*Do this*
Leaving out every picture, copy the lines of the data exactly, from the first through the line containing "the main peak".

*Given data*
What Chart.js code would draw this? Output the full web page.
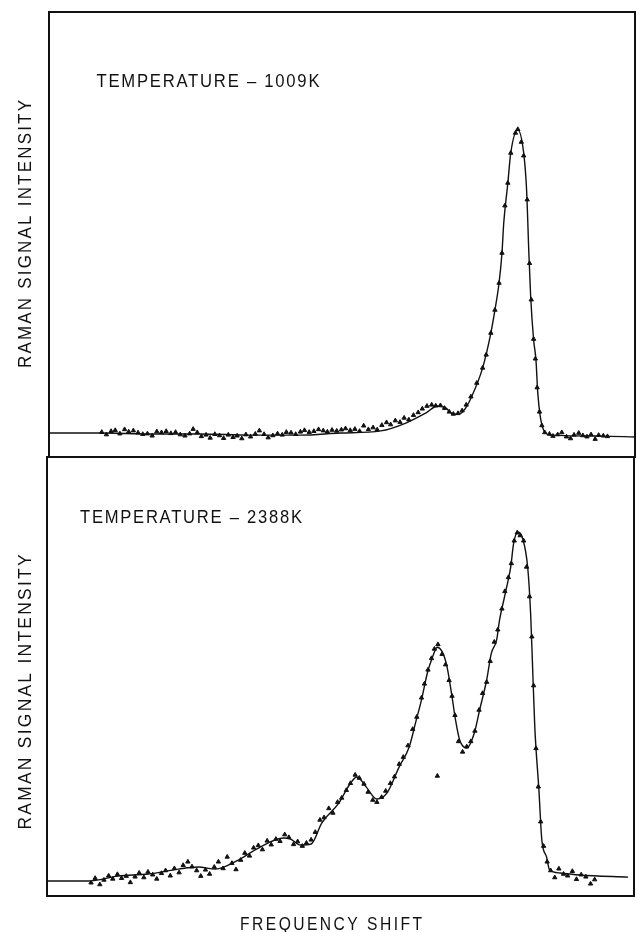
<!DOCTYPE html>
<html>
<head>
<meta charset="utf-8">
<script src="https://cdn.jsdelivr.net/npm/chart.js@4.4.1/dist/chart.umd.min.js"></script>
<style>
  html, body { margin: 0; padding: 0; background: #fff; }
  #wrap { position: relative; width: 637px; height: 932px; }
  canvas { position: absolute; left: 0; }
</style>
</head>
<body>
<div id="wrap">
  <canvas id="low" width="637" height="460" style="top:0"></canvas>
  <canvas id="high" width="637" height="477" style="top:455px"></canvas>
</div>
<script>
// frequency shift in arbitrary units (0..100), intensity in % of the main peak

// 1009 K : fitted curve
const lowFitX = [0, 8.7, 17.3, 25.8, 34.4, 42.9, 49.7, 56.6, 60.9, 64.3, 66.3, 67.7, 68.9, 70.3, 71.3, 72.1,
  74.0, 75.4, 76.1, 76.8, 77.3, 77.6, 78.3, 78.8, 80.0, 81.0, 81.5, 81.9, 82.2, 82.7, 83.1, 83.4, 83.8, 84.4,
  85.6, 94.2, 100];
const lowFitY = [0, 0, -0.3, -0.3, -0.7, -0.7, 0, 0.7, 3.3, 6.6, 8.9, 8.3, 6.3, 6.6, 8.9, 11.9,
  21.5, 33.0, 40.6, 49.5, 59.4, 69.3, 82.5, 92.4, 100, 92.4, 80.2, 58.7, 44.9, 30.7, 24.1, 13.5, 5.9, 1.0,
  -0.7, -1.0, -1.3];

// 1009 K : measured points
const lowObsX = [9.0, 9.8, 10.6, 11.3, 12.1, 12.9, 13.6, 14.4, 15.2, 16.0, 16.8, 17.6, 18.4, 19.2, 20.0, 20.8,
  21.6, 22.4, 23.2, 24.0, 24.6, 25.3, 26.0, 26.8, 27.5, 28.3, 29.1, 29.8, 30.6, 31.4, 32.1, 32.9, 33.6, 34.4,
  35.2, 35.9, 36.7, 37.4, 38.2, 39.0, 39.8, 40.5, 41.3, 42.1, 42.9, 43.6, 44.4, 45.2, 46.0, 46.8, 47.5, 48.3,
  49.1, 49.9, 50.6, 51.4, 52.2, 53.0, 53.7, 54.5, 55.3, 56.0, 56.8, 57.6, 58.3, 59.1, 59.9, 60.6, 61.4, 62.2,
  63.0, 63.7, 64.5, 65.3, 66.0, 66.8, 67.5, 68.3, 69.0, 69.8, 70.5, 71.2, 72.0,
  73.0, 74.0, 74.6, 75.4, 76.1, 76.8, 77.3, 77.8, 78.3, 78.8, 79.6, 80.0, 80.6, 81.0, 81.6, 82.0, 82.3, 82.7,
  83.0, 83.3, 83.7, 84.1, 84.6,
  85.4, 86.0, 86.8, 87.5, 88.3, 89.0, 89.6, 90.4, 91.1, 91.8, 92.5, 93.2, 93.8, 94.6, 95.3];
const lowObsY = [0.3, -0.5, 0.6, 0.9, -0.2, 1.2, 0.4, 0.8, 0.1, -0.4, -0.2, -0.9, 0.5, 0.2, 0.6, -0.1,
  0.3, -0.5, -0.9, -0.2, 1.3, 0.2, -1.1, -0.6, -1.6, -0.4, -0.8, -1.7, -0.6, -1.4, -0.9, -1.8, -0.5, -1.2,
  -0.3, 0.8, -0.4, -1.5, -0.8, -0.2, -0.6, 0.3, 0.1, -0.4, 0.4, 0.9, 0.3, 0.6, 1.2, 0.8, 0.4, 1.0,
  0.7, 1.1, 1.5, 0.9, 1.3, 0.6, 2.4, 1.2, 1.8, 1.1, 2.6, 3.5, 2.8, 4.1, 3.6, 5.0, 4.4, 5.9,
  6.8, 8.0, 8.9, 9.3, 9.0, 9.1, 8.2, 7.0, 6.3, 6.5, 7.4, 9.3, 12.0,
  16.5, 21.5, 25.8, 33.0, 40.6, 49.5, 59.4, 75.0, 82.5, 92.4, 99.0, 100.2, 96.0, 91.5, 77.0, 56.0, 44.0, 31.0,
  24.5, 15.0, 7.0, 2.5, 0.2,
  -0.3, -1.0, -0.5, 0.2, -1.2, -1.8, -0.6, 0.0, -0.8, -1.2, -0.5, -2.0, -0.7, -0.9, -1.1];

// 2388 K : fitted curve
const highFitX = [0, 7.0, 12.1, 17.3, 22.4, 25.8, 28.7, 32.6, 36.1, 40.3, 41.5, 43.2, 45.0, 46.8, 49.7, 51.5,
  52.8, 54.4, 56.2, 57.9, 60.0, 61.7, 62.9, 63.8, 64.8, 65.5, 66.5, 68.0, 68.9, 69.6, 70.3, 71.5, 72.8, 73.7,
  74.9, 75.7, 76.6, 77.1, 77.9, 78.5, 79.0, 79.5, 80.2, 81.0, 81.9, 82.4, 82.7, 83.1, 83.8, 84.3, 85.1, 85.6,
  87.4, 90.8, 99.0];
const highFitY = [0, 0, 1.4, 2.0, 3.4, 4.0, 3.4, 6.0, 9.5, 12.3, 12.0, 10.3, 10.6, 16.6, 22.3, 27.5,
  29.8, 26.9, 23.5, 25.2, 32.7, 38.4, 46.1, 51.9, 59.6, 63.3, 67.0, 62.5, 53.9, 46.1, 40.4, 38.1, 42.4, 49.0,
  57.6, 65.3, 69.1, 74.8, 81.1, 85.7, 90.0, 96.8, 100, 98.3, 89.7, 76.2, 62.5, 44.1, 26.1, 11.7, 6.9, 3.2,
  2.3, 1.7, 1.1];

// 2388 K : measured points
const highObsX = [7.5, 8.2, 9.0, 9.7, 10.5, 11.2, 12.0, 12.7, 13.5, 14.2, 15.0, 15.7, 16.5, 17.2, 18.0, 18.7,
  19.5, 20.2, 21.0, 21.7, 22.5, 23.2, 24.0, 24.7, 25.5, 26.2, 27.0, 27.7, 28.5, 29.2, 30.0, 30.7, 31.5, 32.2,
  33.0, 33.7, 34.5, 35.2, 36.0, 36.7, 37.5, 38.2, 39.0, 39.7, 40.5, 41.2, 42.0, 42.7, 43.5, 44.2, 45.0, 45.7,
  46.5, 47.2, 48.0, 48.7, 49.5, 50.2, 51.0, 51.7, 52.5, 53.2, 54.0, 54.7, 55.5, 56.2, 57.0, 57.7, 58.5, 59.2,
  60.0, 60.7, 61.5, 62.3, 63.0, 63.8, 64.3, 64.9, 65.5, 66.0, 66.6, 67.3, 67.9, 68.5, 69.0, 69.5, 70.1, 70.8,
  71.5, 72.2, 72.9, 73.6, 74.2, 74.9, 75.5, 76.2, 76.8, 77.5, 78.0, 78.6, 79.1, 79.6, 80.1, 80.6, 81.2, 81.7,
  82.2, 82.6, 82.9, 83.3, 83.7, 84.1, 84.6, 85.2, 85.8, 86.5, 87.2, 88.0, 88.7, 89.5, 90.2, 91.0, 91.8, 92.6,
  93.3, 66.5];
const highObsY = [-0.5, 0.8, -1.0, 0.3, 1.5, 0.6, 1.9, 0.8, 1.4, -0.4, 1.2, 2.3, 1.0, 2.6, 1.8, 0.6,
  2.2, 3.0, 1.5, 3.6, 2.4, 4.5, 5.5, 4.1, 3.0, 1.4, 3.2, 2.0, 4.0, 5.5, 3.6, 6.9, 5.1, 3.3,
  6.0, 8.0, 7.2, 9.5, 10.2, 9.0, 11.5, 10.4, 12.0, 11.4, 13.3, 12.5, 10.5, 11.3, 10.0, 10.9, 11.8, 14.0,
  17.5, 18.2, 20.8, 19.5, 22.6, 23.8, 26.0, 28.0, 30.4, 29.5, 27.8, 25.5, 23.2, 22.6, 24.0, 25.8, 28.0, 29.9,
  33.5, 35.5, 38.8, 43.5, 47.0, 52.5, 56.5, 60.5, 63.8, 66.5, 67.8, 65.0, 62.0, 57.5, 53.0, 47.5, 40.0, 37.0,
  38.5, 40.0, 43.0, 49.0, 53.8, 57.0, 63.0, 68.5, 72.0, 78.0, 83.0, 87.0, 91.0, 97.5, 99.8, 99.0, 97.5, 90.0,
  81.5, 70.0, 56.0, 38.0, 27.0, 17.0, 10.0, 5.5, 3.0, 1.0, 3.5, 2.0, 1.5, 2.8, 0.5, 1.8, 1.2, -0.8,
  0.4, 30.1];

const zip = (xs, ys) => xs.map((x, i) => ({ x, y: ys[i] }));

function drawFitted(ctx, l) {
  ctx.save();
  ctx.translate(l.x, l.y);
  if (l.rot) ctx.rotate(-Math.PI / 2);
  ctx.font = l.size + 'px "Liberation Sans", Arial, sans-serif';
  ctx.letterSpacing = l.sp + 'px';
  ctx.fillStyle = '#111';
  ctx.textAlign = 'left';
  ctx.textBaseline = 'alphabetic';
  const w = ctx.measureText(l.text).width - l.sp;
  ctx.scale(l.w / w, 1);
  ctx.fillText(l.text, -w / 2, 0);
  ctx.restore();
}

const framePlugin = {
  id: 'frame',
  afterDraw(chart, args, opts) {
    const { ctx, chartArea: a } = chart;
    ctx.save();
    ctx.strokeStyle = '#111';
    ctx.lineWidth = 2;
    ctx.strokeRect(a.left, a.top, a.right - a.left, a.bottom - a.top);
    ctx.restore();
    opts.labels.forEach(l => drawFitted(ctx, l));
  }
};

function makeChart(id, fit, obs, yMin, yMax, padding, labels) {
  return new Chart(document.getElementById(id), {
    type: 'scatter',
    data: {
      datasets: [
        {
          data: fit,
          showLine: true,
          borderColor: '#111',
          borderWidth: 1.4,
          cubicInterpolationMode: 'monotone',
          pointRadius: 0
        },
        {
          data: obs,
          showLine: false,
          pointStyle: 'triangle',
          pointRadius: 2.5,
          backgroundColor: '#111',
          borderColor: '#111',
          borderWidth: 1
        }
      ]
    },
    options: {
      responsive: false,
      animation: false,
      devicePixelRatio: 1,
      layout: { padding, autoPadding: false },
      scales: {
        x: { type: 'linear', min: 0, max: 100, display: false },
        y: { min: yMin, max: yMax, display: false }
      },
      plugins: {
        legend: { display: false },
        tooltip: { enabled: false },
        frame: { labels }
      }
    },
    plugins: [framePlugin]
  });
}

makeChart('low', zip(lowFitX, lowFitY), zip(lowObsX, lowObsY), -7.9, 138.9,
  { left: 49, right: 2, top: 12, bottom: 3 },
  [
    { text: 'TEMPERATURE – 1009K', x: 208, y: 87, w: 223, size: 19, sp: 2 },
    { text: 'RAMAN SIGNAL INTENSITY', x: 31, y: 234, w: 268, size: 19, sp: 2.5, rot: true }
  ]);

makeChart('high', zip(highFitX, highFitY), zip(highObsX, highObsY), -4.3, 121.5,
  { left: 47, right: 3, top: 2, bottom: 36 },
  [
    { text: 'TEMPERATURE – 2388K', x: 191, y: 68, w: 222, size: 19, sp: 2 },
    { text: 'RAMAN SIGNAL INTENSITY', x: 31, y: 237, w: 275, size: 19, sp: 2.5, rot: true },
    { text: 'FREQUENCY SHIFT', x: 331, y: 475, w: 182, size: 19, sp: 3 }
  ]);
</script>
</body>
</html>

*Result of the exercise*
What Chart.js code would draw this? Output the full web page.
<!DOCTYPE html>
<html>
<head>
<meta charset="utf-8">
<script src="https://cdn.jsdelivr.net/npm/chart.js@4.4.1/dist/chart.umd.min.js"></script>
<style>
  html, body { margin: 0; padding: 0; background: #fff; }
  #wrap { position: relative; width: 637px; height: 932px; }
  canvas { position: absolute; left: 0; }
</style>
</head>
<body>
<div id="wrap">
  <canvas id="low" width="637" height="460" style="top:0"></canvas>
  <canvas id="high" width="637" height="477" style="top:455px"></canvas>
</div>
<script>
// frequency shift in arbitrary units (0..100), intensity in % of the main peak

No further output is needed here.